The Kolkata airport, which had been shut, was left flooded and many structures within damaged. Amphan also ripped through Bengal’s coastal districts of North and South 24 Paraganas with heavy rain and windstorm blowing away thatched houses, uprooting trees, electric poles and flooding low-lying areas.

Prime Minister Narendra Modi made an aerial survey of affected regions yesterday, alongside Ms Banerjee and Governor Jagdeep Dhankhar, after which he announced assistance worth Rs 1,000 crore for Bengal and Rs 500 crore for Odisha.

In a sign the focus, for now, may be on relief and rehabilitation efforts, Mr Dhankhar, whose interactions with the Chief Minister are usually acrimonious, today praised her decision to seek the Army’s support.

“A good move (by) Mamata Banerjee to seek support and assistance of Army.

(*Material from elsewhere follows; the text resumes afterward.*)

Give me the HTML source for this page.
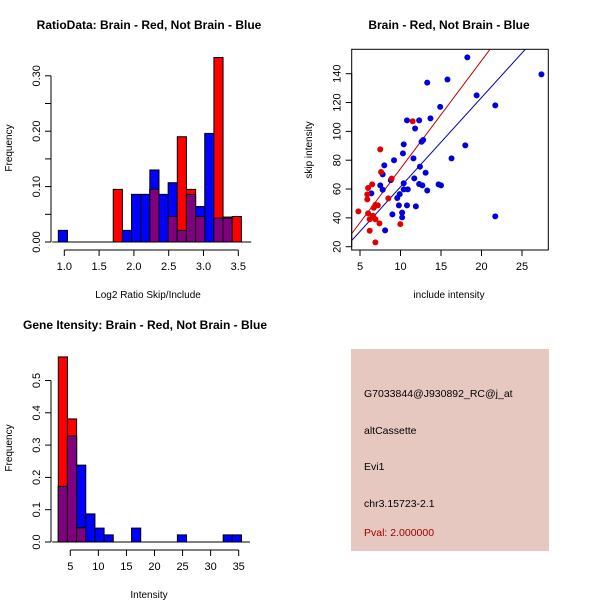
<!DOCTYPE html>
<html><head><meta charset="utf-8"><style>
body{margin:0;background:#fff}
svg{display:block;font-family:"Liberation Sans",sans-serif}
</style></head><body>
<svg id="c" width="600" height="600" viewBox="0 0 600 600">
<rect width="600" height="600" fill="#fff"/>
<g id="p1"></g>
<g id="p2"></g>
<g id="p3"></g>
<g>
<rect x="351" y="349" width="198" height="202" fill="#e6c8c1"/>
<text x="364" y="397" font-size="10.5">G7033844@J930892_RC@j_at</text>
<text x="364" y="434" font-size="10.5">altCassette</text>
<text x="364" y="470" font-size="10.5">Evi1</text>
<text x="364" y="507" font-size="10.5">chr3.15723-2.1</text>
<text x="364" y="536" font-size="10.5" fill="#a00000">Pval: 2.000000</text>
</g>
</svg>
<script>
// ---- Plot 1 data ----
const p1BinStart = 0.914, p1BinWidth = 0.1315;
const p1Blue = [0.021,0,0,0,0,0,0,0.021,0.086,0.086,0.13,0.086,0.107,0.021,0.086,0.064,0.196,0.043,0.043,0];
const p1Red  = [0,0,0,0,0,0,0.095,0,0,0,0.095,0,0.046,0.19,0.095,0.046,0,0.333,0.045,0.046];
const p1XTicks = [1.0,1.5,2.0,2.5,3.0,3.5];
const p1XLabels = ["1.0","1.5","2.0","2.5","3.0","3.5"];
const p1YTicks = [0,0.05,0.1,0.15,0.2,0.25,0.3];
const p1YLabels = ["0.00","","0.10","","0.20","","0.30"];
// ---- Plot 2 data ----
const blueX = [18.25,15.8,13.3,19.4,14.9,21.7,27.4,13.7,10.8,12.3,11.8,12.8,12.6,10.4,10.3,11.6,16.3,18.0,9.2,8.0,7.8,8.8,11.7,12.4,13.1,7.5,7.8,6.4,10.4,10.4,10.9,12.3,12.7,13.3,14.7,15.0,9.9,9.6,9.8,10.8,11.9,10.2,10.2,9.0,21.7,8.1];
const blueY = [151.3,136,133.8,125,117,118,139.5,109,107.6,107.6,102,94,92.8,91,84.7,81.3,81.3,90.3,80,76.4,70.2,66.2,67.4,75.5,71.3,62.5,59.5,57,64,59.8,59.8,63.5,62.5,59,63.2,62.5,56.5,53.8,48.7,48.7,48,43.6,40.3,42.4,41,31.3];
const redX = [4.8,6.0,6.5,5.9,5.9,6.0,6.2,6.2,6.7,6.9,7.2,6.9,7.4,6.9,7.5,7.6,8.5,8.9,9.98,11.5,6.6];
const redY = [44.5,60.7,63.2,56.3,52.8,43.1,39,31.1,47,49,48.7,39,36.2,23,87.5,71.8,53.5,67.2,35.7,107,41.5];
const redFit = [-0.76,7.49];   // intercept, slope
const blueFit = [-0.36,6.19];
const p2XTicks = [5,10,15,20,25];
const p2YTicks = [20,40,60,80,100,120,140];
// ---- Plot 3 data ----
const p3BinStart = 2.86, p3BinWidth = 1.632;
const p3Blue = [0.172,0.328,0.238,0.087,0.043,0.022,0,0,0.043,0,0,0,0,0.022,0,0,0,0,0.022,0.022];
const p3Red  = [0.573,0.381,0.044,0,0,0,0,0,0,0,0,0,0,0,0,0,0,0,0,0];
const p3XTicks = [5,10,15,20,25,30,35];
const p3YTicks = [0,0.1,0.2,0.3,0.4,0.5];
const p3YLabels = ["0.0","0.1","0.2","0.3","0.4","0.5"];

const NS="http://www.w3.org/2000/svg";
function mk(parent,tag,attrs,text){const e=document.createElementNS(NS,tag);for(const k in attrs)e.setAttribute(k,attrs[k]);if(text!==undefined)e.textContent=text;parent.appendChild(e);return e;}
function lin(d0,d1,r0,r1){return v=>r0+(v-d0)*(r1-r0)/(d1-d0);}

function hist(g,cfg){
  const sx=cfg.sx, sy=cfg.sy;
  const n=cfg.blue.length;
  for(let i=0;i<n;i++){
    const x0=sx(cfg.start+i*cfg.w), x1=sx(cfg.start+(i+1)*cfg.w);
    const b=cfg.blue[i], r=cfg.red[i];
    const lo=Math.min(b,r);
    if(b>0){const e=mk(g,'rect',{x:x0,y:sy(b),width:x1-x0,height:sy(0)-sy(b),fill:'#0000ff',stroke:'#000','stroke-width':1});
      
      }
    if(r>0){const e=mk(g,'rect',{x:x0,y:sy(r),width:x1-x0,height:sy(0)-sy(r),fill:'#ff0000',stroke:'#000','stroke-width':1});
      
      }
    if(lo>0){const e=mk(g,'rect',{x:x0,y:sy(lo),width:x1-x0,height:sy(0)-sy(lo),fill:'#80007f',stroke:'#000','stroke-width':1});
      
      }
  }
}
function xaxis(g,sx,ticks,labels,y,name){
  const ax=mk(g,'g',{});
  
  
  mk(ax,'line',{x1:sx(ticks[0]),x2:sx(ticks[ticks.length-1]),y1:y,y2:y,stroke:'#000'});
  ticks.forEach((t,i)=>{mk(ax,'line',{x1:sx(t),x2:sx(t),y1:y,y2:y+6,stroke:'#000'});
    mk(ax,'text',{x:sx(t),y:y+20,'font-size':11,'text-anchor':'middle'},labels[i]);});
}
function yaxis(g,sy,ticks,labels,x,name){
  const ax=mk(g,'g',{});
  
  
  mk(ax,'line',{x1:x,x2:x,y1:sy(ticks[0]),y2:sy(ticks[ticks.length-1]),stroke:'#000'});
  ticks.forEach((t,i)=>{mk(ax,'line',{x1:x,x2:x-6,y1:sy(t),y2:sy(t),stroke:'#000'});
    if(labels[i]!=="") mk(ax,'text',{x:x-11,y:sy(t),'font-size':11,'text-anchor':'middle',transform:`rotate(-90 ${x-11} ${sy(t)})`},labels[i]);});
}
function label(g,txt,x,y,opts,name){
  const e=mk(g,'text',Object.assign({x:x,y:y,'text-anchor':'middle','font-size':10},opts||{}),txt);
  
  
}

// Plot 1
(function(){
  const g=document.getElementById('p1');
  const sx=lin(1.0,3.5,64.3,238.3), sy=lin(0,0.3,242,75.8);
  hist(g,{sx,sy,start:p1BinStart,w:p1BinWidth,blue:p1Blue,red:p1Red});
  mk(g,'line',{x1:sx(p1BinStart)-6,x2:sx(3.6)+6,y1:242,y2:242,stroke:'#000'});
  xaxis(g,sx,p1XTicks,p1XLabels,250,'x-axis');
  yaxis(g,sy,p1YTicks,p1YLabels,51,'y-axis');
  label(g,'RatioData: Brain - Red, Not Brain - Blue',149,29,{'font-size':12,'font-weight':'bold'},'chart-title');
  label(g,'Log2 Ratio Skip/Include',148,298,{},'x-axis-title');
  label(g,'Frequency',12,148,{transform:'rotate(-90 12 148)'},'y-axis-title');
})();

// Plot 2
(function(){
  const g=document.getElementById('p2');
  const sx=lin(5,25,360,522), sy=lin(20,140,246.7,73.7);
  const L=351.7,R=548.3,T=49.3,B=250;
  mk(g,'rect',{x:L,y:T,width:R-L,height:B-T,fill:'none',stroke:'#000'});
  const cp=mk(g,'clipPath',{id:'cl'}); mk(cp,'rect',{x:L,y:T,width:R-L,height:B-T});
  const inner=mk(g,'g',{'clip-path':'url(#cl)'});
  [[redFit,'#c00000','fit-line-red'],[blueFit,'#0000b0','fit-line-blue']].forEach(([f,c,n])=>{
    const x0=3,x1=30;
    const e=mk(inner,'line',{x1:sx(x0),y1:sy(f[0]+f[1]*x0),x2:sx(x1),y2:sy(f[0]+f[1]*x1),stroke:c,'stroke-width':1});
    
    
  });
  blueX.forEach((x,i)=>{const e=mk(inner,'circle',{cx:sx(x),cy:sy(blueY[i]),r:3,fill:'#0000dd'});
    
    });
  redX.forEach((x,i)=>{const e=mk(inner,'circle',{cx:sx(x),cy:sy(redY[i]),r:3,fill:'#e00000'});
    
    });
  xaxis(g,sx,p2XTicks,p2XTicks.map(String),250,'x-axis');
  yaxis(g,sy,p2YTicks,p2YTicks.map(String),351.7,'y-axis');
  label(g,'Brain - Red, Not Brain - Blue',449,29,{'font-size':12,'font-weight':'bold'},'chart-title');
  label(g,'include intensity',449,298,{},'x-axis-title');
  label(g,'skip intensity',312,150,{transform:'rotate(-90 312 150)'},'y-axis-title');
})();

// Plot 3
(function(){
  const g=document.getElementById('p3');
  const sx=lin(5,35,70.3,238.7), sy=lin(0,0.5,542,380.5);
  hist(g,{sx,sy,start:p3BinStart,w:p3BinWidth,blue:p3Blue,red:p3Red});
  mk(g,'line',{x1:sx(p3BinStart)-6,x2:sx(37),y1:542,y2:542,stroke:'#000'});
  xaxis(g,sx,p3XTicks,p3XTicks.map(String),550,'x-axis');
  yaxis(g,sy,p3YTicks,p3YLabels,51,'y-axis');
  label(g,'Gene Itensity: Brain - Red, Not Brain - Blue',145,329,{'font-size':12,'font-weight':'bold'},'chart-title');
  label(g,'Intensity',149,598,{},'x-axis-title');
  label(g,'Frequency',12,448,{transform:'rotate(-90 12 448)'},'y-axis-title');
})();
</script>
</body></html>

These are trying time(s) and (I) appeal to people to keep calm. Authorities must restore connectivity, electricity and other services at the earliest,” the Governor’s tweet read.

Amphan was the worst cyclone in Bengal in 283 years. In 1737, the Great Bengal Cyclone killed an estimated 300,000 people. In 1999, Odisha was hit by a super cyclone that left nearly 10,000 dead.